Below, this one makes me larff, slightly. Did they really need to write this one down? They couldn't do this one in their head?
One more wall notation. This one was very high up the wall, much higher than even a very tall man would feel comfortable writing, so I'm puzzled. But what's exciting is that W. W. Virts owed for one side of meat - 12 pounds' worth, in fact.
My house was owned by a Virts family in the 1870s. Not W. W., but maybe a relative. There were scores of Virtses hopping around here back then.
Below: two closeups of Chinking. I've been after these guys all day to stop with the horrible racist slang and call it the less offensive "Chinese-ing" but they won't hear it.
Basically, you build this box of Lincoln Logs, and then you hammer whatever crap you've got lying around -- rocks, smaller logs, sticks, we even found corn cobs -- in between the logs to insulate your drafty box. Then you cement the stuff in with mud made from clay, plaster of Paris, and gypsum.

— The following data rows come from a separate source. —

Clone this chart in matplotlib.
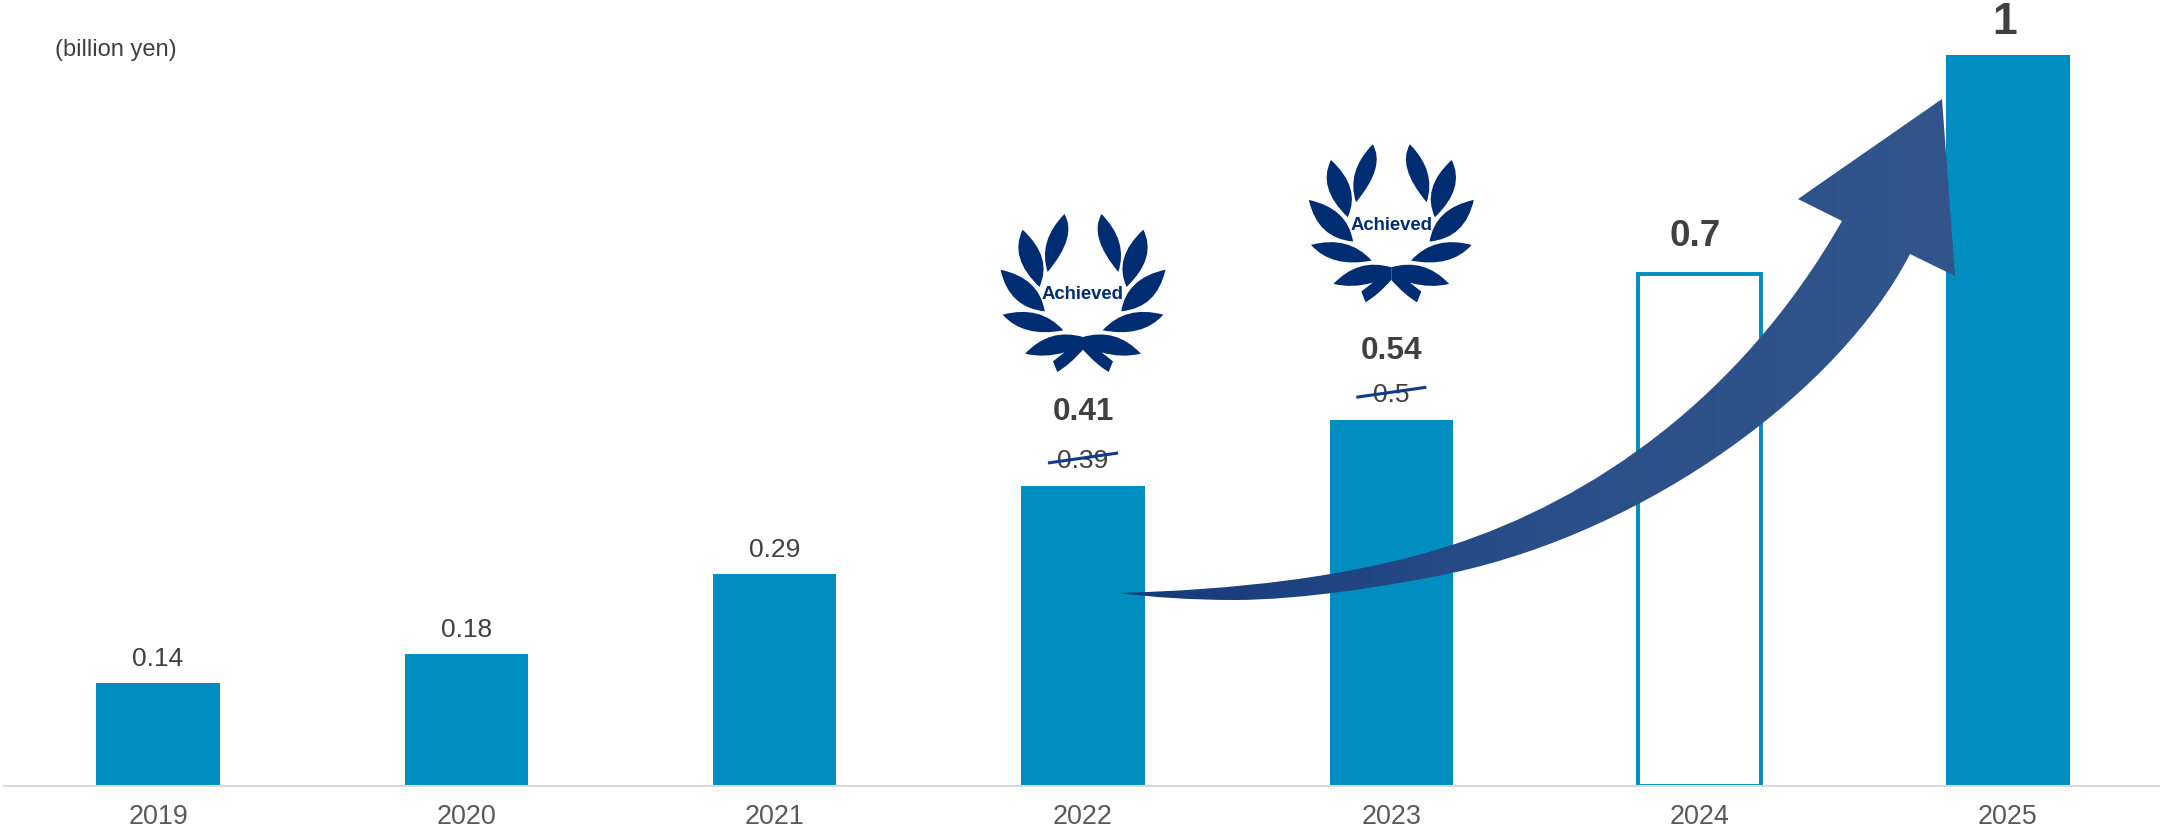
import numpy as np
import matplotlib
matplotlib.use('Agg')
import matplotlib.pyplot as plt
from matplotlib.colors import LinearSegmentedColormap
from matplotlib.patches import PathPatch
from matplotlib.path import Path
from matplotlib.transforms import Affine2D

plt.rcParams['font.family'] = ['Liberation Sans', 'DejaVu Sans']

years = ['2019', '2020', '2021', '2022', '2023', '2024', '2025']
bar_values = [0.14, 0.18, 0.29, 0.41, 0.5, 0.7, 1]
value_labels = ['0.14', '0.18', '0.29', '0.41', '0.54', '0.7', '1']
old_targets = {3: '0.39', 4: '0.5'}
achieved_years = [3, 4]
outline_years = [5]

BLUE = '#008dbf'
NAVY = '#002d72'
DARK = '#404040'
W, H = 2160, 834
BASE_PX = 785.5
ONE_PX = 55
FIRST_X = 158
STEP_X = 308.33


def draw_bars(ax):
    for i, v in enumerate(bar_values):
        if i in outline_years:
            ax.bar(i, v, width=0.4, facecolor='white', edgecolor=BLUE, linewidth=2.8, zorder=2)
        else:
            ax.bar(i, v, width=0.4, color=BLUE, zorder=2)
    ax.set_xlim(-FIRST_X / STEP_X, (W - FIRST_X) / STEP_X)
    ax.set_ylim(0, BASE_PX / (BASE_PX - ONE_PX))
    ax.set_xticks(range(len(years)))
    ax.set_xticklabels(years, fontsize=19.4, color='#595959')
    ax.tick_params(axis='x', length=0, pad=13)
    ax.set_yticks([])
    for side in ['top', 'left', 'right']:
        ax.spines[side].set_visible(False)
    ax.spines['bottom'].set_color('#d9d9d9')
    ax.spines['bottom'].set_linewidth(1.5)
    ax.spines['bottom'].set_bounds(ax.get_xlim()[0] + 4 / STEP_X, ax.get_xlim()[1])


def draw_value_labels(ax):
    for i, label in enumerate(value_labels):
        shift = 0
        if i in old_targets:
            size, weight, gap = 22.7, 'bold', 74 if i == 3 else 69
        elif i == 5:
            size, weight, gap, shift = 26.6, 'bold', 38, -5
        elif i == 6:
            size, weight, gap, shift = 32, 'bold', 33, -3
        else:
            size, weight, gap = 19, 'normal', 24
        ax.annotate(label, (i, bar_values[i]), xytext=(shift, gap), textcoords='offset pixels',
                    ha='center', va='center', fontsize=size, fontweight=weight, color=DARK,
                    zorder=5, annotation_clip=False)


def anchor(ax, i):
    x, y = ax.transData.transform((i, bar_values[i]))
    return x, H - y


def draw_old_targets(ax, overlay):
    for i, label in old_targets.items():
        ax.annotate(label, (i, bar_values[i]), xytext=(0, 25), textcoords='offset pixels',
                    ha='center', va='center', fontsize=19, color=DARK, zorder=5)
        cx, top = anchor(ax, i)
        overlay.plot([cx - 35, cx + 35], [top - 23, top - 33], color='#0f3c8a', lw=2.2,
                     solid_capstyle='butt', zorder=6)


def wreath_shapes():
    # right half of the laurel in a 2.8 x 3 grid around the knot, left half is mirrored
    sx, sy = 2.8, 3.0

    def p(x, y):
        return ((x - 343) / sx, (y - 640) / sy)

    shapes = []
    leaves = [
        [(395, 253), (470, 335), (442, 427), (358, 320), (395, 253)],
        [(512, 300), (551, 384), (465, 472), (427, 384), (512, 300)],
        [(574, 420), (550, 535), (450, 545), (465, 445), (574, 420)],
        [(568, 555), (510, 625), (398, 602), (463, 525), (568, 555)],
    ]
    for pts in leaves:
        verts = [p(*q) for q in pts]
        codes = [Path.MOVETO, Path.CURVE3, Path.CURVE3, Path.CURVE3, Path.CURVE3]
        shapes.append((verts, codes))
    # bow with its tail
    bow = [(343, 622), (436, 593), (505, 672), (450, 686), (395, 668),
           (427, 695), (415, 727), (381, 706), (343, 660), (343, 622)]
    verts = [p(*q) for q in bow]
    codes = [Path.MOVETO, Path.CURVE3, Path.CURVE3, Path.CURVE3, Path.CURVE3,
             Path.LINETO, Path.LINETO, Path.CURVE3, Path.CURVE3, Path.LINETO]
    shapes.append((verts, codes))
    return shapes


def draw_wreath(overlay, cx, cy):
    for verts, codes in wreath_shapes():
        for flip in (1, -1):
            tf = Affine2D().scale(flip, 1).translate(cx, cy) + overlay.transData
            overlay.add_patch(PathPatch(Path(verts, codes), facecolor=NAVY, edgecolor='none',
                                        transform=tf, zorder=6))
    overlay.text(cx, cy - 48, 'Achieved', ha='center', va='center', fontsize=13.3,
                 fontweight='bold', color=NAVY, zorder=7)


def draw_arrow(overlay):
    verts = [(1119, 593),
             (1230, 590), (1350, 578), (1452, 545),
             (1590, 500), (1740, 400), (1842, 221),
             (1798, 199), (1942, 99), (1955, 276), (1910, 254),
             (1840, 390), (1650, 530), (1452, 573),
             (1390, 586), (1300, 600), (1235, 600),
             (1190, 600), (1150, 597), (1119, 593)]
    codes = [Path.MOVETO,
             Path.CURVE4, Path.CURVE4, Path.CURVE4,
             Path.CURVE4, Path.CURVE4, Path.CURVE4,
             Path.LINETO, Path.LINETO, Path.LINETO, Path.LINETO,
             Path.CURVE4, Path.CURVE4, Path.CURVE4,
             Path.CURVE4, Path.CURVE4, Path.CURVE4,
             Path.CURVE4, Path.CURVE4, Path.CURVE4]
    patch = PathPatch(Path(verts, codes), facecolor='none', edgecolor='none',
                      transform=overlay.transData)
    overlay.add_patch(patch)
    cmap = LinearSegmentedColormap.from_list('arrow', ['#153a7b', '#2a4e88', '#33558c'])
    img = overlay.imshow(np.linspace(0, 1, 256).reshape(1, -1), cmap=cmap, aspect='auto',
                         extent=(1119, 1955, 600, 99), zorder=4)
    img.set_clip_path(patch)
    overlay.set_xlim(0, W)
    overlay.set_ylim(H, 0)


fig = plt.figure(figsize=(W / 100, H / 100), dpi=100)
ax = fig.add_axes([0, (H - BASE_PX) / H, 1, BASE_PX / H])
draw_bars(ax)

overlay = fig.add_axes([0, 0, 1, 1], zorder=3)
overlay.set_xlim(0, W)
overlay.set_ylim(H, 0)
overlay.axis('off')

draw_arrow(overlay)
draw_value_labels(ax)
draw_old_targets(ax, overlay)

for i, gap in zip(achieved_years, [143, 147]):
    cx, top = anchor(ax, i)
    draw_wreath(overlay, cx, top - gap)

overlay.text(55, 50, '(billion yen)', ha='left', va='center', fontsize=17, color=DARK)

fig.savefig('out.png', dpi=100)
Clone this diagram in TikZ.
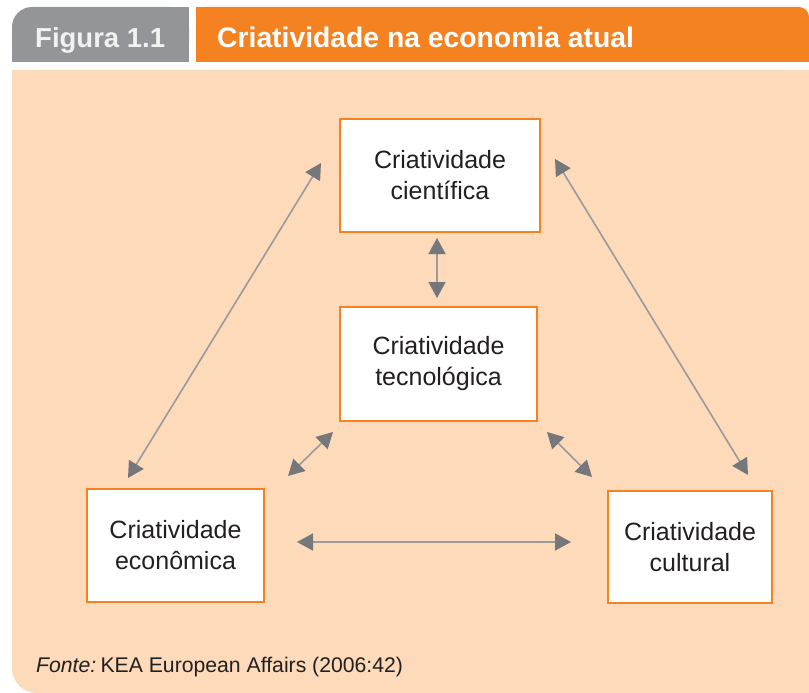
\documentclass[tikz,border=0pt]{standalone}
\usepackage{fontspec}
\setmainfont{Liberation Sans}
\usetikzlibrary{arrows.meta}
\definecolor{figgray}{HTML}{939598}
\definecolor{figorange}{HTML}{F58220}
\definecolor{peach}{HTML}{FDDABA}
\definecolor{linegray}{HTML}{9A9A9A}
\definecolor{headgray}{HTML}{76777B}
\definecolor{txt}{HTML}{231F20}
\tikzset{
  cbox/.style={draw=figorange, line width=2.4pt, fill=white, inner sep=0pt,
    align=center, text=txt, font=\fontsize{25}{31}\selectfont},
  biarrow/.style={draw=linegray, line width=1.6pt,
    {Triangle[length=16pt,width=17pt,fill=headgray,color=headgray]}-{Triangle[length=16pt,width=17pt,fill=headgray,color=headgray]}},
  headtxt/.style={anchor=base west, inner sep=0pt}
}
\begin{document}
\begin{tikzpicture}[x=1pt,y=-1pt]
\useasboundingbox (0,0) rectangle (809,693);
% header tabs
\fill[figgray, rounded corners=20pt] (12,7) rectangle (189,62);
\fill[figgray] (40,7) rectangle (189,62);
\fill[figgray] (12,35) rectangle (189,62);
\fill[figorange, rounded corners=10pt] (196,7) rectangle (809,62);
\fill[figorange] (196,7) rectangle (780,62);
\fill[figorange] (196,30) rectangle (809,62);
% background
\fill[peach, rounded corners=25pt] (12,70) rectangle (809,693);
\fill[peach] (12,70) rectangle (809,650);
\fill[peach] (50,70) rectangle (809,693);
% header text
\node[headtxt, text=white!95!black, font=\fontsize{27.5}{32}\selectfont\bfseries] (fig) at (35,48) {Figura 1.1};
\node[headtxt, text=white, font=\fontsize{28.3}{32}\selectfont\bfseries] (title) at (217,48) {Criatividade na economia atual};
% boxes
\node[cbox, minimum width=200pt, minimum height=113pt] (cient) at (440,175.5) {Criatividade\\científica};
\node[cbox, minimum width=197pt, minimum height=114pt] (tec) at (438.5,364) {Criatividade\\tecnológica};
\node[cbox, minimum width=177pt, minimum height=113pt] (econ) at (175.5,545.5) {Criatividade\\econômica};
\node[cbox, minimum width=164pt, minimum height=112pt] (cult) at (690,547) {Criatividade\\cultural};
% arrow end points
\coordinate (ec1) at (128,478);
\coordinate (ec2) at (321,163);
\coordinate (cc1) at (555,159);
\coordinate (cc2) at (748,475);
\coordinate (ct1) at (437,238);
\coordinate (ct2) at (437,298);
\coordinate (te1) at (333,432);
\coordinate (te2) at (288,476);
\coordinate (tc1) at (547,432);
\coordinate (tc2) at (592,477);
\coordinate (eu1) at (297,542);
\coordinate (eu2) at (571,542);
\draw[biarrow] (ec1) -- (ec2);
\draw[biarrow] (cc1) -- (cc2);
\draw[biarrow] (ct1) -- (ct2);
\draw[biarrow] (te1) -- (te2);
\draw[biarrow] (tc1) -- (tc2);
\draw[biarrow] (eu1) -- (eu2);
% footer
\node[anchor=base west, inner sep=0pt, text=txt, font=\fontsize{21.2}{26}\selectfont] (fonte) at (36,672) {\textit{Fonte:}\hspace{0.2em}KEA European Affairs (2006:42)};
\end{tikzpicture}
\end{document}
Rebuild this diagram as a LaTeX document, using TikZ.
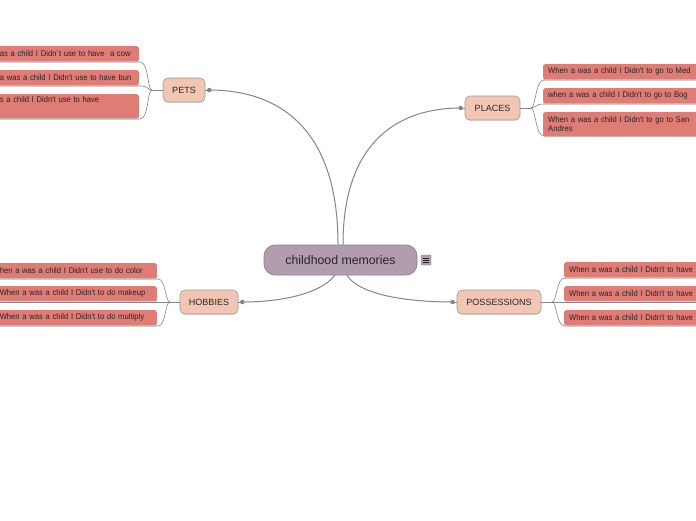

When your chinking wears out, you'll stuff anything in to stop a draft. Below, a piece of redware crammed into a fault in the chimney.
Below:Who's going to shoe your pretty little foot/Who's going to glove your hand
Tiny little foot. A size 2, maybe? But not a girl. A woman's foot.
Below: The highest log comes off the eastern wall. It will be tagged, its position in the structure mapped. It will be the highest log again.
After a marathon session of hard-slogging lath-and-plaster removal, using heavy four-foot prybars which left my carpal-tunnel elbow and my rotator-cuff-arthritic shoulder in agony, we're really down to bare bones. I stood on those joists pictured below, whacking away at chinking, and feeling the structure becoming less and less solid with each whack. I was reminded in no uncertain way of the stereotypical cartoon of the man sawing away at the branch he's sitting on. Is this really wise?
I was constrained to ask myself.
Here's where we left off today. Tomorrow we'll get the rest of it down with the forklift.
I told myself I'd include the the next photo, which shows the evening view from the cabin, because it "establishes context." Truth be told, I'm just feeling a little home-proud this evening.